_Directions for this task_: Extract the whole listing as it stands. Do not include the pictures.

_Data lines_:
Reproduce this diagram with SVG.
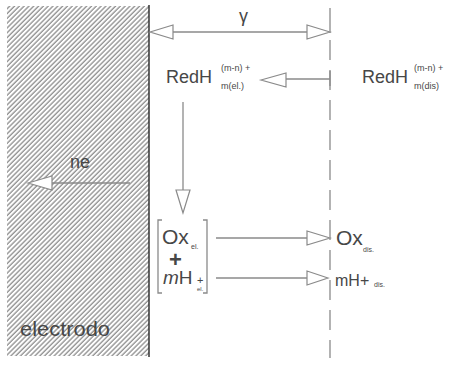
<svg xmlns="http://www.w3.org/2000/svg" width="449" height="365" viewBox="0 0 449 365">
<style>
.t{font-family:"Liberation Sans",Arial,sans-serif;fill:#474747}
.ln{stroke:#8a8a8a;stroke-width:1.3;fill:none}
.ah{stroke:#8a8a8a;stroke-width:1.2;fill:#fff}
</style>
<defs>
<pattern id="hatch" width="3.4" height="10" patternUnits="userSpaceOnUse" patternTransform="rotate(45)">
<line x1="1" y1="0" x2="1" y2="10" stroke="#8c8c8c" stroke-width="1.3"/>
</pattern>
</defs>
<rect width="449" height="365" fill="#fff"/>
<g id="electrodo">
<rect x="7" y="6" width="142" height="350" fill="url(#hatch)"/>
<line x1="149" y1="5" x2="149" y2="357" stroke="#333" stroke-width="1.5"/>
<text class="t" x="20" y="336" font-size="20" textLength="90" lengthAdjust="spacingAndGlyphs" fill="#555">electrodo</text>
</g>
<g id="interface">
<line x1="330" y1="8" x2="330" y2="33" class="ln"/>
<line x1="330" y1="40" x2="330" y2="358" class="ln" stroke-dasharray="20,10"/>
</g>
<g id="gamma">
<text class="t" x="239" y="22" font-size="18">γ</text>
</g>
<g id="redh-el">
<text class="t" x="166" y="83" font-size="18">RedH</text>
<text class="t" x="221" y="71" font-size="9">(m-n) +</text>
<text class="t" x="221" y="89" font-size="9">m(el.)</text>
</g>
<g id="redh-dis">
<text class="t" x="362" y="83" font-size="18">RedH</text>
<text class="t" x="414" y="71" font-size="9">(m-n) +</text>
<text class="t" x="414" y="89" font-size="9">m(dis)</text>
</g>
<g id="ne">
<text class="t" x="70" y="168" font-size="18">ne</text>
</g>
<g id="ox-el">
<path d="M162,220 H158 V293 H162 M203,220 H207 V293 H203" class="ln"/>
<text class="t" x="162" y="244" font-size="21">Ox</text>
<text class="t" x="191" y="249" font-size="7">el.</text>
<text class="t" x="169" y="267" font-size="22" font-weight="bold">+</text>
<text class="t" x="163" y="284" font-size="19"><tspan font-style="italic">m</tspan>H</text>
<text class="t" x="197" y="284" font-size="11">+</text>
<text class="t" x="197" y="291" font-size="6">el.</text>
</g>
<g id="ox-dis">
<text class="t" x="336" y="245" font-size="21">Ox</text>
<text class="t" x="363" y="252" font-size="7">dis.</text>
<text class="t" x="335" y="286" font-size="16">mH+</text>
<text class="t" x="374" y="287" font-size="7">dis.</text>
</g>
<g id="connectors">
<line x1="173" y1="32" x2="307" y2="32" class="ln"/>
<path d="M150,32 L173,25 L173,39 Z" class="ah"/>
<path d="M330,32 L307,25 L307,39 Z" class="ah"/>
<line x1="286" y1="79" x2="330" y2="79" class="ln"/>
<line x1="330" y1="71" x2="330" y2="86" class="ln"/>
<path d="M261,80 L286,73 L286,87 Z" class="ah"/>
<line x1="183" y1="102" x2="183" y2="190" class="ln"/>
<path d="M183,213 L176,190 L190,190 Z" class="ah"/>
<line x1="52" y1="183" x2="130" y2="183" class="ln"/>
<path d="M28,183 L52,176 L52,190 Z" class="ah"/>
<line x1="216" y1="238" x2="307" y2="238" class="ln"/>
<path d="M330,238 L307,231 L307,245 Z" class="ah"/>
<line x1="216" y1="278" x2="307" y2="278" class="ln"/>
<path d="M328,278 L307,271 L307,285 Z" class="ah"/>
</g>
</svg>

_The answer_:
Reproduce this diagram with SVG.
<svg xmlns="http://www.w3.org/2000/svg" width="449" height="365" viewBox="0 0 449 365">
<style>
.t{font-family:"Liberation Sans",Arial,sans-serif;fill:#474747}
.ln{stroke:#8a8a8a;stroke-width:1.3;fill:none}
.ah{stroke:#8a8a8a;stroke-width:1.2;fill:#fff}
</style>
<defs>
<pattern id="hatch" width="3.4" height="10" patternUnits="userSpaceOnUse" patternTransform="rotate(45)">
<line x1="1" y1="0" x2="1" y2="10" stroke="#8c8c8c" stroke-width="1.3"/>
</pattern>
</defs>
<rect width="449" height="365" fill="#fff"/>
<g id="electrodo">
<rect x="7" y="6" width="142" height="350" fill="url(#hatch)"/>
<line x1="149" y1="5" x2="149" y2="357" stroke="#333" stroke-width="1.5"/>
<text class="t" x="20" y="336" font-size="20" textLength="90" lengthAdjust="spacingAndGlyphs" fill="#555">electrodo</text>
</g>
<g id="interface">
<line x1="330" y1="8" x2="330" y2="33" class="ln"/>
<line x1="330" y1="40" x2="330" y2="358" class="ln" stroke-dasharray="20,10"/>
</g>
<g id="gamma">
<text class="t" x="239" y="22" font-size="18">γ</text>
</g>
<g id="redh-el">
<text class="t" x="166" y="83" font-size="18">RedH</text>
<text class="t" x="221" y="71" font-size="9">(m-n) +</text>
<text class="t" x="221" y="89" font-size="9">m(el.)</text>
</g>
<g id="redh-dis">
<text class="t" x="362" y="83" font-size="18">RedH</text>
<text class="t" x="414" y="71" font-size="9">(m-n) +</text>
<text class="t" x="414" y="89" font-size="9">m(dis)</text>
</g>
<g id="ne">
<text class="t" x="70" y="168" font-size="18">ne</text>
</g>
<g id="ox-el">
<path d="M162,220 H158 V293 H162 M203,220 H207 V293 H203" class="ln"/>
<text class="t" x="162" y="244" font-size="21">Ox</text>
<text class="t" x="191" y="249" font-size="7">el.</text>
<text class="t" x="169" y="267" font-size="22" font-weight="bold">+</text>
<text class="t" x="163" y="284" font-size="19"><tspan font-style="italic">m</tspan>H</text>
<text class="t" x="197" y="284" font-size="11">+</text>
<text class="t" x="197" y="291" font-size="6">el.</text>
</g>
<g id="ox-dis">
<text class="t" x="336" y="245" font-size="21">Ox</text>
<text class="t" x="363" y="252" font-size="7">dis.</text>
<text class="t" x="335" y="286" font-size="16">mH+</text>
<text class="t" x="374" y="287" font-size="7">dis.</text>
</g>
<g id="connectors">
<line x1="173" y1="32" x2="307" y2="32" class="ln"/>
<path d="M150,32 L173,25 L173,39 Z" class="ah"/>
<path d="M330,32 L307,25 L307,39 Z" class="ah"/>
<line x1="286" y1="79" x2="330" y2="79" class="ln"/>
<line x1="330" y1="71" x2="330" y2="86" class="ln"/>
<path d="M261,80 L286,73 L286,87 Z" class="ah"/>
<line x1="183" y1="102" x2="183" y2="190" class="ln"/>
<path d="M183,213 L176,190 L190,190 Z" class="ah"/>
<line x1="52" y1="183" x2="130" y2="183" class="ln"/>
<path d="M28,183 L52,176 L52,190 Z" class="ah"/>
<line x1="216" y1="238" x2="307" y2="238" class="ln"/>
<path d="M330,238 L307,231 L307,245 Z" class="ah"/>
<line x1="216" y1="278" x2="307" y2="278" class="ln"/>
<path d="M328,278 L307,271 L307,285 Z" class="ah"/>
</g>
</svg>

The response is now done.